Exercise brief → Please transcribe the listing below in full and word for word, without its pictures.

Information supplied →
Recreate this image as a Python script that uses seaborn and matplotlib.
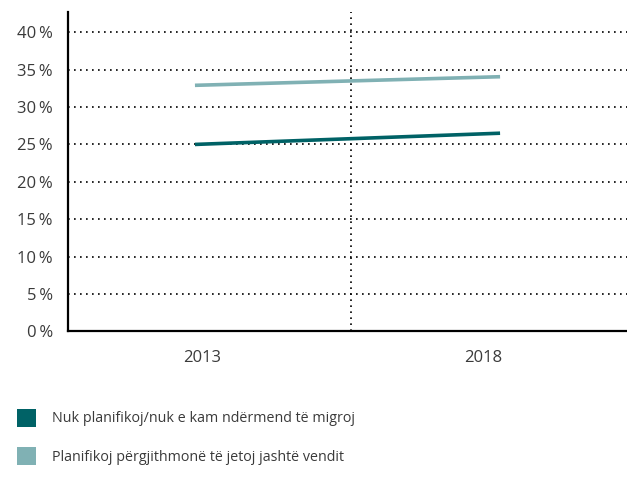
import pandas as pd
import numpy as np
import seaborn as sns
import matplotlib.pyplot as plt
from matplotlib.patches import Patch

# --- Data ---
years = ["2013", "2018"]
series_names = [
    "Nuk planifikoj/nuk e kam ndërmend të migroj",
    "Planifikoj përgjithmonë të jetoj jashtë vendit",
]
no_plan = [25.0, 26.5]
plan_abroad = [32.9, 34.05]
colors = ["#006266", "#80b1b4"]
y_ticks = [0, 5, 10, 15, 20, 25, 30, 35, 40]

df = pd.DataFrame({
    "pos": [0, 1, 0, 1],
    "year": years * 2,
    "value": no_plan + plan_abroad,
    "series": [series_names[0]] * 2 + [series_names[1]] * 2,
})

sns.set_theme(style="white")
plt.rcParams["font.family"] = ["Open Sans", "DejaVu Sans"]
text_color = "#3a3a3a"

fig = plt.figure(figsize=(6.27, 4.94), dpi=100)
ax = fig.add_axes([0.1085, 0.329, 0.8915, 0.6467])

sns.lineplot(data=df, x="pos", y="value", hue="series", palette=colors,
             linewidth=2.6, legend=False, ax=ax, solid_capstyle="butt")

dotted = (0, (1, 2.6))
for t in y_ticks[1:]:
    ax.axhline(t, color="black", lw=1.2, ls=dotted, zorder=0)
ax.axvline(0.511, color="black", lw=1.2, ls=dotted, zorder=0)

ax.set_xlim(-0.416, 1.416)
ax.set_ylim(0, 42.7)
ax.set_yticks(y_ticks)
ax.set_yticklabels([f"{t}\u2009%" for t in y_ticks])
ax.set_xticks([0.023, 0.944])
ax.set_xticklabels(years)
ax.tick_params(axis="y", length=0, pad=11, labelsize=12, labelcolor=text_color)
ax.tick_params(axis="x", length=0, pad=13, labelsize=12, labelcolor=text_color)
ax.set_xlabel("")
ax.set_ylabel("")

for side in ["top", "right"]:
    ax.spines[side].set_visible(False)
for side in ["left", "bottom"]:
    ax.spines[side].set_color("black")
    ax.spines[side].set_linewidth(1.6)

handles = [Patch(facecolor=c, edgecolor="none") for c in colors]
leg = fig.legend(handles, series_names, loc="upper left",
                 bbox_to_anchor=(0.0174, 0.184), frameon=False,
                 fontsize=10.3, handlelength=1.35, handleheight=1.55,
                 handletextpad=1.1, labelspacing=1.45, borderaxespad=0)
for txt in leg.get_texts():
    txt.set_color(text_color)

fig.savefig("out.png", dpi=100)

Right answer →
Recreate this image as a Python script that uses seaborn and matplotlib.
import pandas as pd
import numpy as np
import seaborn as sns
import matplotlib.pyplot as plt
from matplotlib.patches import Patch

# --- Data ---
years = ["2013", "2018"]
series_names = [
    "Nuk planifikoj/nuk e kam ndërmend të migroj",
    "Planifikoj përgjithmonë të jetoj jashtë vendit",
]
no_plan = [25.0, 26.5]
plan_abroad = [32.9, 34.05]
colors = ["#006266", "#80b1b4"]
y_ticks = [0, 5, 10, 15, 20, 25, 30, 35, 40]

df = pd.DataFrame({
    "pos": [0, 1, 0, 1],
    "year": years * 2,
    "value": no_plan + plan_abroad,
    "series": [series_names[0]] * 2 + [series_names[1]] * 2,
})

sns.set_theme(style="white")
plt.rcParams["font.family"] = ["Open Sans", "DejaVu Sans"]
text_color = "#3a3a3a"

fig = plt.figure(figsize=(6.27, 4.94), dpi=100)
ax = fig.add_axes([0.1085, 0.329, 0.8915, 0.6467])

sns.lineplot(data=df, x="pos", y="value", hue="series", palette=colors,
             linewidth=2.6, legend=False, ax=ax, solid_capstyle="butt")

dotted = (0, (1, 2.6))
for t in y_ticks[1:]:
    ax.axhline(t, color="black", lw=1.2, ls=dotted, zorder=0)
ax.axvline(0.511, color="black", lw=1.2, ls=dotted, zorder=0)

ax.set_xlim(-0.416, 1.416)
ax.set_ylim(0, 42.7)
ax.set_yticks(y_ticks)
ax.set_yticklabels([f"{t}\u2009%" for t in y_ticks])
ax.set_xticks([0.023, 0.944])
ax.set_xticklabels(years)
ax.tick_params(axis="y", length=0, pad=11, labelsize=12, labelcolor=text_color)
ax.tick_params(axis="x", length=0, pad=13, labelsize=12, labelcolor=text_color)
ax.set_xlabel("")
ax.set_ylabel("")

for side in ["top", "right"]:
    ax.spines[side].set_visible(False)
for side in ["left", "bottom"]:
    ax.spines[side].set_color("black")
    ax.spines[side].set_linewidth(1.6)

handles = [Patch(facecolor=c, edgecolor="none") for c in colors]
leg = fig.legend(handles, series_names, loc="upper left",
                 bbox_to_anchor=(0.0174, 0.184), frameon=False,
                 fontsize=10.3, handlelength=1.35, handleheight=1.55,
                 handletextpad=1.1, labelspacing=1.45, borderaxespad=0)
for txt in leg.get_texts():
    txt.set_color(text_color)

fig.savefig("out.png", dpi=100)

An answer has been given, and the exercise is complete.